In that case, place your shelves into separate boxes so it’s less likely one is accidentally dropped.
Packing paper serves as the first line of protection for your glass shelves. This won’t help in terms of breaking, but it prevents dust and dirt buildup. In addition, it restricts the glass from getting in contact with staining materials.
Ideally, you should buy ink and acid-free packing paper. The material should also be soft enough not to create scratches.
You can crumple this paper and use them for snug-fitting empty spaces. This helps keep your furniture from shifting especially when in transit.
Bubble wrap is your second layer of packaging. It will be responsible for absorbing impact due to movement in both handling and transport.
For best results, use bubble wrap with large pockets on larger furniture, though smaller bubbles will do if it’s all you have.
Similar to packing paper, you can also use bubble wrap to fill voids in the box. You can use a combination of big and small if deemed necessary.
Plus, remember not to use bubble wrap as primary packaging, as it may stain the glass shelves.
Foam Wrap or Cardboard
There are some alternatives to bubble wrap if you suddenly run out of them. These are foam wraps or thick cardboard.
You need to cut out pieces and fit them along the outlines and the base of the box. This will provide support and hold your shelves in place.
Using these materials allows you to pack in more pieces inside one box as bubble wraps take up much more volume.
Still, packing in too much can make your box too heavy to move.

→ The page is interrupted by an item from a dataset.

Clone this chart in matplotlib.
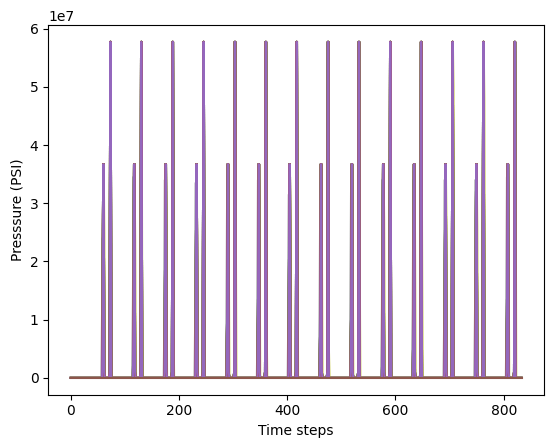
import numpy as np
import matplotlib.pyplot as plt

# ── data ──────────────────────────────────────────────────────────────────────
N_STEPS = 834
N_WELLS = 16
spike_starts = [60, 117, 175, 232, 290, 347, 404, 462, 519, 577, 634, 692, 749, 807]

# well 7: short peak one step earlier than the others (per period)
early_peaks = [2.40e7, 3.45e7, 3.40e7, 3.35e7, 3.30e7, 3.40e7, 3.15e7,
               3.35e7, 3.40e7, 3.40e7, 3.40e7, 3.40e7, 3.40e7, 3.45e7]
rise_vals   = [1.10e7, 1.30e7, 1.10e7, 1.10e7, 1.00e7, 1.00e7, 1.20e7,
               1.10e7, 1.30e7, 1.20e7, 1.20e7, 1.10e7, 1.20e7, 1.20e7]
# well 8: slower pressure decay after each spike (per period)
fall_vals   = [2.50e7, 2.40e7, 2.80e7, 1.20e7, 2.50e7, 2.60e7, 2.30e7,
               2.50e7, 2.20e7, 2.70e7, 2.50e7, 2.70e7, 2.60e7, 2.70e7]
tall_fall   = [1.00e6, 1.50e7, 1.00e7, 2.50e6, 2.80e7, 1.00e7, 3.40e7,
               5.00e6, 2.00e7, 1.00e6, 2.50e7, 5.00e7, 4.80e7, 4.00e7]

# common well response: offsets from spike start and values
short_off = [-1, 0, 1, 2]
short_val = [1.1e7, 3.67e7, 3.67e7, 1.0e6]
tall_off  = [12, 13, 14]
tall_val  = [1.0e6, 5.77e7, 5.77e7]


def build(events):
    y = np.zeros(N_STEPS)
    for t, v in events:
        if 0 <= t < N_STEPS:
            y[t] = v
    return y


t = np.arange(N_STEPS)

common = []
for s in spike_starts:
    common += [(s + o, v) for o, v in zip(short_off, short_val)]
    common += [(s + o, v) for o, v in zip(tall_off, tall_val)]

well7 = []
for s, e, r in zip(spike_starts, early_peaks, rise_vals):
    well7 += [(s - 2, r), (s - 1, e), (s, e), (s + 1, 1.0e6)]
    well7 += [(s + o, v) for o, v in zip(tall_off, tall_val)]

well8 = []
for s, f, tf in zip(spike_starts, fall_vals, tall_fall):
    well8 += [(s + o, v) for o, v in zip(short_off[:3], short_val[:3])]
    well8 += [(s + 2, f)]
    well8 += [(s + o, v) for o, v in zip(tall_off, tall_val)] + [(s + 15, tf)]

series = []
for i in range(N_WELLS):
    if i == 7:
        series.append(build(well7))
    elif i == 8:
        series.append(build(well8))
    elif i == N_WELLS - 1:
        series.append(np.zeros(N_STEPS))
    else:
        series.append(build(common))

fig, ax = plt.subplots(figsize=(6.4, 4.8))
for y in series:
    ax.plot(t, y)
ax.set_xlabel("Time steps")
ax.set_ylabel("Presssure (PSI)")
plt.savefig("out.png", dpi=100, bbox_inches="tight")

After the primary and secondary packaging, you’ll need moving blankets as the last layer of protection. These items are designed for heavy-duty moving and are critical in safely setting your furniture in your new home.
You’ll need packing tape for two things: sealing boxes and keeping all layers of shelf packaging intact.

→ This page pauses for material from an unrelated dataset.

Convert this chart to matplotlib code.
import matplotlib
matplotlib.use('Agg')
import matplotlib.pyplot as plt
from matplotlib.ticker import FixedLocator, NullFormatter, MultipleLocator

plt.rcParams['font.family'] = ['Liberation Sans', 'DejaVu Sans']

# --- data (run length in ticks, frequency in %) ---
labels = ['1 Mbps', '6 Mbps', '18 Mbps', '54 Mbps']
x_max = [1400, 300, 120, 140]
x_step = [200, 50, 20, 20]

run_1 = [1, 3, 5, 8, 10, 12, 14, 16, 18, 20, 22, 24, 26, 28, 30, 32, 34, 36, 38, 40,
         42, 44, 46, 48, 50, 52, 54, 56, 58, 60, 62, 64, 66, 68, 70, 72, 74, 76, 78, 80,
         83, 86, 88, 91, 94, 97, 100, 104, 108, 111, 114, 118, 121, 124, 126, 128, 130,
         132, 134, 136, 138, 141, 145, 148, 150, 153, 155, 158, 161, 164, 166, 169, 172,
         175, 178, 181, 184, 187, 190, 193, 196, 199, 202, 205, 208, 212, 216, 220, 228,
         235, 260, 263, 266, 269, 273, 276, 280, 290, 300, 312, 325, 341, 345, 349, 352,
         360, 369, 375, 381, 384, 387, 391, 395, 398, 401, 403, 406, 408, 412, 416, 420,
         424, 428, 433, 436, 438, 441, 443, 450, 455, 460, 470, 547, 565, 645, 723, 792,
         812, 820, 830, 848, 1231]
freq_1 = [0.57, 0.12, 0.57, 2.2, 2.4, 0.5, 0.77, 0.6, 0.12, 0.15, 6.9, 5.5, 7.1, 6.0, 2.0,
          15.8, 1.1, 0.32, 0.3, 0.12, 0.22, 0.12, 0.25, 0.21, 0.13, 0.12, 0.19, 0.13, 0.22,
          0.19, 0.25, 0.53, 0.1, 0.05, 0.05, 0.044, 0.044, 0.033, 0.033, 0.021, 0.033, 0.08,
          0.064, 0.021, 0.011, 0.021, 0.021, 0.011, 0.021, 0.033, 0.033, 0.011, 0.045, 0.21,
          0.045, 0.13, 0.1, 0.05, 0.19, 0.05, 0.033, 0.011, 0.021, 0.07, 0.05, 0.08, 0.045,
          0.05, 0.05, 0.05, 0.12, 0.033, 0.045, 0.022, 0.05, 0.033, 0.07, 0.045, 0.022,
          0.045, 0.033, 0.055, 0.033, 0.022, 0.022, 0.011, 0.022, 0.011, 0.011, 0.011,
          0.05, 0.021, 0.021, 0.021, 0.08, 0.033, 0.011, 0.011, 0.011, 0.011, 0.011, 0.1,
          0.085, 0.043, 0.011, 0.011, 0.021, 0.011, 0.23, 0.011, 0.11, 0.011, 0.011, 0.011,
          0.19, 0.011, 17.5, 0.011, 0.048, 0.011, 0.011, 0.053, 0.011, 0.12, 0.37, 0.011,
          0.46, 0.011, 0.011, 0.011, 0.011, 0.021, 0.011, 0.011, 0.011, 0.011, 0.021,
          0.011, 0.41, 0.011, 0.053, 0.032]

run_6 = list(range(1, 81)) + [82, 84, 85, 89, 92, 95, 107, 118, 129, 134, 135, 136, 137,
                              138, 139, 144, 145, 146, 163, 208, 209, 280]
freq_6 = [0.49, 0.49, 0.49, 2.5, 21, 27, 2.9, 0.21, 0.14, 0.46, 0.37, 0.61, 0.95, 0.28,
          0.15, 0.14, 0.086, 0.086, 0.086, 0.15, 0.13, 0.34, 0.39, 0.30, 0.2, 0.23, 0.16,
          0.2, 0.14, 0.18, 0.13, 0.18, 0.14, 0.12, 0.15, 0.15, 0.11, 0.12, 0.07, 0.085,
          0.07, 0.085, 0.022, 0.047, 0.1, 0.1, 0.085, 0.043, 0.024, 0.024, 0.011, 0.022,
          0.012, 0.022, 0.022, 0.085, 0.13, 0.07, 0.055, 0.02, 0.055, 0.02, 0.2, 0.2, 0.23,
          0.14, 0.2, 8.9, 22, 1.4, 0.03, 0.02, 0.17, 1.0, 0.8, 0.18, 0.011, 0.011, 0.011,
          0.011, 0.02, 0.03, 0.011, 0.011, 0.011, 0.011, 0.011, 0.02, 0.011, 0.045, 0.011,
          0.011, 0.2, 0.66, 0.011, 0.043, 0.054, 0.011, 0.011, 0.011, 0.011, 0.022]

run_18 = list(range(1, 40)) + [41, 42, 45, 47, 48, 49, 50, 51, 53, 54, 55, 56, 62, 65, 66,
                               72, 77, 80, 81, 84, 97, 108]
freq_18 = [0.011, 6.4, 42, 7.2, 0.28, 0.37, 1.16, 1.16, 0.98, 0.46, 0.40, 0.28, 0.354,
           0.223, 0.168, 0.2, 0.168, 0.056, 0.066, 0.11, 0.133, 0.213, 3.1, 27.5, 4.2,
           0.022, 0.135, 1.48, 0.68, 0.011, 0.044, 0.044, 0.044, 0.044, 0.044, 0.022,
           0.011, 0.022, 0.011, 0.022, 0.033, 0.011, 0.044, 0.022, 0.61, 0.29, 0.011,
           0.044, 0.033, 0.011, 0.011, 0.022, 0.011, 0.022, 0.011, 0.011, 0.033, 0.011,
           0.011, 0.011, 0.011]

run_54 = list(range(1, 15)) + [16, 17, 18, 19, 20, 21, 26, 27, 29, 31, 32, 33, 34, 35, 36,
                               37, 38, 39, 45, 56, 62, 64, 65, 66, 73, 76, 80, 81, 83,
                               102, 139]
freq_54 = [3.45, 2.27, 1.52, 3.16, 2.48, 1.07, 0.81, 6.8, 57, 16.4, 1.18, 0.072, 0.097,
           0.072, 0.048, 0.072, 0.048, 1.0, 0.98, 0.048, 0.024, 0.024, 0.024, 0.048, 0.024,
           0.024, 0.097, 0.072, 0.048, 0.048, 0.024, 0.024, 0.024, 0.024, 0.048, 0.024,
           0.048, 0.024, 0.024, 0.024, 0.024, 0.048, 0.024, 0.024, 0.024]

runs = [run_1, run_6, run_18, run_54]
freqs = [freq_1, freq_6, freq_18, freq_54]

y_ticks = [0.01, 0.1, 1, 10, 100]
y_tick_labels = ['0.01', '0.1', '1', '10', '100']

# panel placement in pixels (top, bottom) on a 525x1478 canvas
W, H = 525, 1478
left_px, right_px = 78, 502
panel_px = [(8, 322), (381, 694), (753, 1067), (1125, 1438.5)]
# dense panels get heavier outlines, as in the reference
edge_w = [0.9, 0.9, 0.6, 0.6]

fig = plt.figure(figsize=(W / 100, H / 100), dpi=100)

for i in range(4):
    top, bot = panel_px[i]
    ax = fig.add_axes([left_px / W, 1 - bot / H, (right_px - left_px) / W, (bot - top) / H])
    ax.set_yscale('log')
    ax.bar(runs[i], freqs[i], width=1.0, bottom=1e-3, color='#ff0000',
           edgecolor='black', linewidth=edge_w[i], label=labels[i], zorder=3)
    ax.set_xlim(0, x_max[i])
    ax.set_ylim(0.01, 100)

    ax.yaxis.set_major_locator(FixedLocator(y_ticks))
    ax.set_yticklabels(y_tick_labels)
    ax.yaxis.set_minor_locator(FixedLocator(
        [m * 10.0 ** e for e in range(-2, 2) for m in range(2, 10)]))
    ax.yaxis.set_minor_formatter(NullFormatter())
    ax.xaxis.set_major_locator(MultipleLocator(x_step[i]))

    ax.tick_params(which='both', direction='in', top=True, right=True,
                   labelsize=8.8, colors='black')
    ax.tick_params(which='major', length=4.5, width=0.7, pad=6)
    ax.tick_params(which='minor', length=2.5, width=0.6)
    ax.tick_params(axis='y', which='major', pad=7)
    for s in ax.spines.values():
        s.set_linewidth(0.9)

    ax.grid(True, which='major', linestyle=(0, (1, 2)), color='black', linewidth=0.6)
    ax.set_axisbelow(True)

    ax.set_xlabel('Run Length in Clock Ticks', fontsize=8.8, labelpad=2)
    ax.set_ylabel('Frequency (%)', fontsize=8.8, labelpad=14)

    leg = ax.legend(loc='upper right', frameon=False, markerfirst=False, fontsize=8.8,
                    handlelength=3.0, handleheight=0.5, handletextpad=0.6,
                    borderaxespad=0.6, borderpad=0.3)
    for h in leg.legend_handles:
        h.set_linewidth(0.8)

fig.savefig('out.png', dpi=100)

Sudden or strong movements during transport or lifting can burst open poorly secured boxes. This is why you need to have quality tape to ensure that all packaging ends and the box itself are tightly secured.
We all know what moving is like. You’ll likely have boxes stacked everywhere. It’ll be too difficult to keep track of everything without labels. This is when markers come in handy.
Place labels indicating what’s inside each box you finish wrapping. For glass pieces, include “Fragile” and the orientation desired.
This is as important to you as it is to helpers or movers if you’re looking to hire their services.
Safety should be your main priority when performing packing duties. Besides possible breakage or damage to your furniture, you need to avoid self-sustained injuries.
Make sure to get a pair of gloves that will give you a good grip. This will help you avoid the glass from slipping and breaking.
Now that you have all of the needed supplies, here’s a step-by-step guide for you to follow:
- First, clean your shelves with a dust cloth or soapy water, then dry them.
- Measure the shelf dimensions in preparation for the box and packaging size.
- Then, cut appropriate-sized packaging paper.
- Individually wrap the shelves with the cutouts.
- Afterward, wrap each piece with bubble wrap
- If using cardboard or foam wrap, create the base and side supports for the box.
- Then, wrap shelves with furniture blankets.
- Make sure that all layers of packaging are taped at the ends.
- Place the shelves into the boxes labeled “Fragile.”
- Next, secure them in place with crumpled packing paper or bubble wrap.
- Finally, close and properly tape the box.
Moving places takes a lot of work. You need to put in hours of work, packing things both big and small. Additionally, part of the challenge is preparing to move large furniture that contains glass shelves.
To address this common concern, we’ve listed packing supplies and detailed how to pack glass shelves for moving. This includes three layers of protection; packing paper, bubble wrap, and furniture blankets.
Packing paper serves to protect the glass from scratches, dirt, and dust buildup. It can also be used to fill up empty spaces and help secure the shelves in place.
Meanwhile, bubble wrap and furniture blankets act as shock absorbers to prevent breakage and other damages during transit and handling.